- INSTRUCTION: Leaving the pictures out, print the lines from the first line of the listing through the line containing "(bendcfghalt) at (620,218);", exactly as they read, and no others.
>>>
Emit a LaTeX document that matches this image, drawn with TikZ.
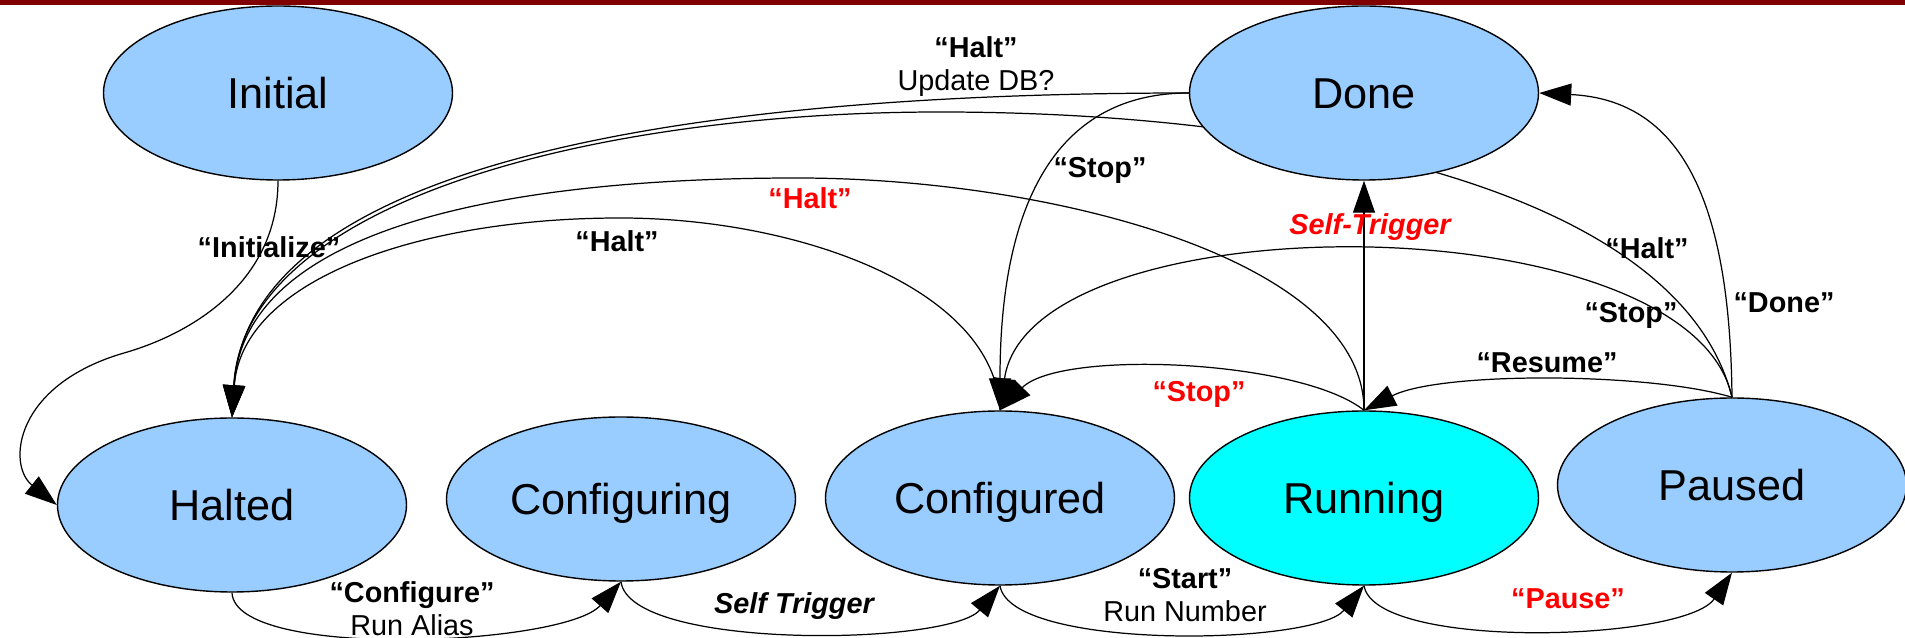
\documentclass[tikz,border=0pt]{standalone}
\usepackage{fontspec}
\setmainfont{Liberation Sans}
\usetikzlibrary{shapes.geometric, arrows.meta, backgrounds}

\definecolor{statefill}{HTML}{99CCFF}
\definecolor{activefill}{HTML}{00FFFF}
\definecolor{barred}{HTML}{800000}

\tikzset{
    state/.style={ellipse, draw=black, line width=0.4pt, fill=statefill,
        minimum width=34.9mm, minimum height=17.4mm, inner sep=0pt,
        font=\fontsize{12.3}{14}\selectfont, text height=3.1mm, text depth=0pt},
    trans/.style={line width=0.35pt, -{Triangle[length=3.2mm,width=2.2mm]}},
    lbl/.style={font=\fontsize{8.2}{9.6}\selectfont\bfseries, inner sep=0pt,
        text height=2.1mm, text depth=0pt},
    lbltwo/.style={font=\fontsize{8.2}{9.4}\selectfont, inner sep=0pt, align=center},
    trig/.style={lbl, font=\fontsize{8.2}{9.6}\selectfont\bfseries\itshape},
    hot/.style={text=red}
}

\begin{document}
\begin{tikzpicture}[x=0.1mm, y=-0.1mm]
        \useasboundingbox (0,0) rectangle (1905,638);

        % states
        \node[state] (initial) at (278,93) {Initial};
        \node[state] (done) at (1364,93) {Done};
        \node[state] (halted) at (232,505) {Halted};
        \node[state, minimum height=16.4mm] (configuring) at (621,499) {Configuring};
        \node[state] (configured) at (1000,498) {Configured};
        \node[state, fill=activefill] (running) at (1364,498) {Running};
        \node[state] (paused) at (1732,485) {Paused};

        \coordinate (bendinit) at (124,353);
        \coordinate (bendpausedhalt) at (940,112);
        \coordinate (bendrunhalt) at (797,178);
        \coordinate (bendcfghalt) at (620,218);

        % transitions, kept under the states
        \begin{pgfonlayer}{background}
            \fill[white] (0,0) rectangle (1905,638);
            \draw[trans] (initial.south) .. controls +(0,100) and +(70,-20) .. (bendinit)
                .. controls +(-110,32) and +(-50,-40) .. (halted.west);
            \draw[trans] (done.west) .. controls +(-490,0) and +(17,-258) .. (halted.north);
            \draw[trans] (paused.north) .. controls +(-52,-207) and +(360,0) .. (bendpausedhalt)
                .. controls +(-340,0) and +(12,-218) .. (halted.north);
            \draw[trans] (running.north) .. controls +(0,-151) and +(253,0) .. (bendrunhalt)
                .. controls +(-297,0) and +(12,-188) .. (halted.north);
            \draw[trans] (configured.north) .. controls +(-5,-121) and +(180,0) .. (bendcfghalt)
                .. controls +(-200,0) and +(10,-138) .. (halted.north);
            \draw[trans] (done.west) .. controls +(-130,0) and +(0,-211) .. (configured.north);
            \draw[trans] (paused.north) .. controls +(-42,-197) and +(30,-211) .. (configured.north);
            \draw[trans] (running.north) .. controls +(-64,-51) and +(60,-61) .. (configured.north);
            \draw[trans] (paused.north) .. controls +(-82,-25) and +(76,-39) .. (running.north);
            \draw[trans] (paused.north) .. controls +(-2,-197) and +(142,7) .. (done.east);
            \draw[trans] (running.north) -- (done.south);
            \draw[trans] (halted.south) .. controls +(3,68) and +(-56,64) .. (configuring.south);
            \draw[trans] (configuring.south) .. controls +(9,69) and +(-50,60) .. (configured.south);
            \draw[trans] (configured.south) .. controls +(10,65) and +(-49,60) .. (running.south);
            \draw[trans] (running.south) .. controls +(11,65) and +(-47,69) .. (paused.south);
        \end{pgfonlayer}

        \fill[barred] (0,0) rectangle (1905,5);

        % labels
        \node[lbl] (lInit) at (269,247) {“Initialize”};
        \node[lbltwo] (lHaltDb) at (976,67) {{\bfseries “Halt”}\\Update DB?};
        \node[lbl] (lHaltCfg) at (617,241) {“Halt”};
        \node[lbl, hot] (lHaltRun) at (810,198) {“Halt”};
        \node[lbl] (lStopDone) at (1100,167) {“Stop”};
        \node[lbl, hot] (lStopRun) at (1199,391) {“Stop”};
        \node[trig, hot] (lSelfDone) at (1370,224) {Self-Trigger};
        \node[lbl] (lHaltPaused) at (1647,248) {“Halt”};
        \node[lbl] (lStopPaused) at (1631,312) {“Stop”};
        \node[lbl] (lDone) at (1784,302) {“Done”};
        \node[lbl] (lResume) at (1547,362) {“Resume”};
        \node[lbltwo] (lConfigure) at (412,609) {{\bfseries “Configure”}\\Run Alias};
        \node[trig] (lSelfCfg) at (794,603) {Self Trigger};
        \node[lbltwo] (lStart) at (1185,595) {{\bfseries “Start”}\\Run Number};
        \node[lbl, hot] (lPause) at (1568,598) {“Pause”};
\end{tikzpicture}
\end{document}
<<<
- SOLVED PROBLEM:
Emit a LaTeX document that matches this image, drawn with TikZ.
\documentclass[tikz,border=0pt]{standalone}
\usepackage{fontspec}
\setmainfont{Liberation Sans}
\usetikzlibrary{shapes.geometric, arrows.meta, backgrounds}

\definecolor{statefill}{HTML}{99CCFF}
\definecolor{activefill}{HTML}{00FFFF}
\definecolor{barred}{HTML}{800000}

\tikzset{
    state/.style={ellipse, draw=black, line width=0.4pt, fill=statefill,
        minimum width=34.9mm, minimum height=17.4mm, inner sep=0pt,
        font=\fontsize{12.3}{14}\selectfont, text height=3.1mm, text depth=0pt},
    trans/.style={line width=0.35pt, -{Triangle[length=3.2mm,width=2.2mm]}},
    lbl/.style={font=\fontsize{8.2}{9.6}\selectfont\bfseries, inner sep=0pt,
        text height=2.1mm, text depth=0pt},
    lbltwo/.style={font=\fontsize{8.2}{9.4}\selectfont, inner sep=0pt, align=center},
    trig/.style={lbl, font=\fontsize{8.2}{9.6}\selectfont\bfseries\itshape},
    hot/.style={text=red}
}

\begin{document}
\begin{tikzpicture}[x=0.1mm, y=-0.1mm]
        \useasboundingbox (0,0) rectangle (1905,638);

        % states
        \node[state] (initial) at (278,93) {Initial};
        \node[state] (done) at (1364,93) {Done};
        \node[state] (halted) at (232,505) {Halted};
        \node[state, minimum height=16.4mm] (configuring) at (621,499) {Configuring};
        \node[state] (configured) at (1000,498) {Configured};
        \node[state, fill=activefill] (running) at (1364,498) {Running};
        \node[state] (paused) at (1732,485) {Paused};

        \coordinate (bendinit) at (124,353);
        \coordinate (bendpausedhalt) at (940,112);
        \coordinate (bendrunhalt) at (797,178);
        \coordinate (bendcfghalt) at (620,218);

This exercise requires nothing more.